**Exercise objective**
Output all of the data below exactly as given.

**Data extract**
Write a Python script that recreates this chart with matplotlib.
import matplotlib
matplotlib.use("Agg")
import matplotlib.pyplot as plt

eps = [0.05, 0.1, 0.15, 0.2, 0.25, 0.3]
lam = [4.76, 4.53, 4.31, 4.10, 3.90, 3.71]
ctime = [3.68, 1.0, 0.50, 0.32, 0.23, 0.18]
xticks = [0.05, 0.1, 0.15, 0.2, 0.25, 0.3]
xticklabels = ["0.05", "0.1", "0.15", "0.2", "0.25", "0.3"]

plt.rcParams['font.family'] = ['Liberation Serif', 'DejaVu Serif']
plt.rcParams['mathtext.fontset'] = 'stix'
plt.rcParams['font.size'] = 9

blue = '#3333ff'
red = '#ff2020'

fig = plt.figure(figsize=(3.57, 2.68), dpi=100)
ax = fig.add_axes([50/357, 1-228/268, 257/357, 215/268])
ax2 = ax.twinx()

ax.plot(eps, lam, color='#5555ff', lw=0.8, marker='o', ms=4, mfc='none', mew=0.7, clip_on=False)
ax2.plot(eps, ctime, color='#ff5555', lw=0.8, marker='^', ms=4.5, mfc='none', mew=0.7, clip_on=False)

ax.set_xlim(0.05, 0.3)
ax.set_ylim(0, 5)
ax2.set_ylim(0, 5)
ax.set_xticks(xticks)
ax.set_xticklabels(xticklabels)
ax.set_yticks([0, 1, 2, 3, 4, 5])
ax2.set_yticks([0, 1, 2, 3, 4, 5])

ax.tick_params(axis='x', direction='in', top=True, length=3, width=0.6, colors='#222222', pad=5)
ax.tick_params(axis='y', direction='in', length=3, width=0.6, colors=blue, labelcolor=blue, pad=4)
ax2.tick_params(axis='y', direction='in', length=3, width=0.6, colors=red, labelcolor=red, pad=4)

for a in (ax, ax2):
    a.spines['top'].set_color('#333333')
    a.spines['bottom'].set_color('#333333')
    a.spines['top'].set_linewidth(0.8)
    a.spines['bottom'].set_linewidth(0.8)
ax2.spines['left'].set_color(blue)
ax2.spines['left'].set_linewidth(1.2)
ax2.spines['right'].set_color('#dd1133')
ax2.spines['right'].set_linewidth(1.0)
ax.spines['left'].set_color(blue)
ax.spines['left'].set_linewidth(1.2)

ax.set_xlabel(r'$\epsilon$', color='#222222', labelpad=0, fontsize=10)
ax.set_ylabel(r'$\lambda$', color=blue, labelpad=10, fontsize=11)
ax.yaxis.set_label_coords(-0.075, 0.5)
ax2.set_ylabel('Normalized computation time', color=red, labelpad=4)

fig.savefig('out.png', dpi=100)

**Result of the task**
Write a Python script that recreates this chart with matplotlib.
import matplotlib
matplotlib.use("Agg")
import matplotlib.pyplot as plt

eps = [0.05, 0.1, 0.15, 0.2, 0.25, 0.3]
lam = [4.76, 4.53, 4.31, 4.10, 3.90, 3.71]
ctime = [3.68, 1.0, 0.50, 0.32, 0.23, 0.18]
xticks = [0.05, 0.1, 0.15, 0.2, 0.25, 0.3]
xticklabels = ["0.05", "0.1", "0.15", "0.2", "0.25", "0.3"]

plt.rcParams['font.family'] = ['Liberation Serif', 'DejaVu Serif']
plt.rcParams['mathtext.fontset'] = 'stix'
plt.rcParams['font.size'] = 9

blue = '#3333ff'
red = '#ff2020'

fig = plt.figure(figsize=(3.57, 2.68), dpi=100)
ax = fig.add_axes([50/357, 1-228/268, 257/357, 215/268])
ax2 = ax.twinx()

ax.plot(eps, lam, color='#5555ff', lw=0.8, marker='o', ms=4, mfc='none', mew=0.7, clip_on=False)
ax2.plot(eps, ctime, color='#ff5555', lw=0.8, marker='^', ms=4.5, mfc='none', mew=0.7, clip_on=False)

ax.set_xlim(0.05, 0.3)
ax.set_ylim(0, 5)
ax2.set_ylim(0, 5)
ax.set_xticks(xticks)
ax.set_xticklabels(xticklabels)
ax.set_yticks([0, 1, 2, 3, 4, 5])
ax2.set_yticks([0, 1, 2, 3, 4, 5])

ax.tick_params(axis='x', direction='in', top=True, length=3, width=0.6, colors='#222222', pad=5)
ax.tick_params(axis='y', direction='in', length=3, width=0.6, colors=blue, labelcolor=blue, pad=4)
ax2.tick_params(axis='y', direction='in', length=3, width=0.6, colors=red, labelcolor=red, pad=4)

for a in (ax, ax2):
    a.spines['top'].set_color('#333333')
    a.spines['bottom'].set_color('#333333')
    a.spines['top'].set_linewidth(0.8)
    a.spines['bottom'].set_linewidth(0.8)
ax2.spines['left'].set_color(blue)
ax2.spines['left'].set_linewidth(1.2)
ax2.spines['right'].set_color('#dd1133')
ax2.spines['right'].set_linewidth(1.0)
ax.spines['left'].set_color(blue)
ax.spines['left'].set_linewidth(1.2)

ax.set_xlabel(r'$\epsilon$', color='#222222', labelpad=0, fontsize=10)
ax.set_ylabel(r'$\lambda$', color=blue, labelpad=10, fontsize=11)
ax.yaxis.set_label_coords(-0.075, 0.5)
ax2.set_ylabel('Normalized computation time', color=red, labelpad=4)

fig.savefig('out.png', dpi=100)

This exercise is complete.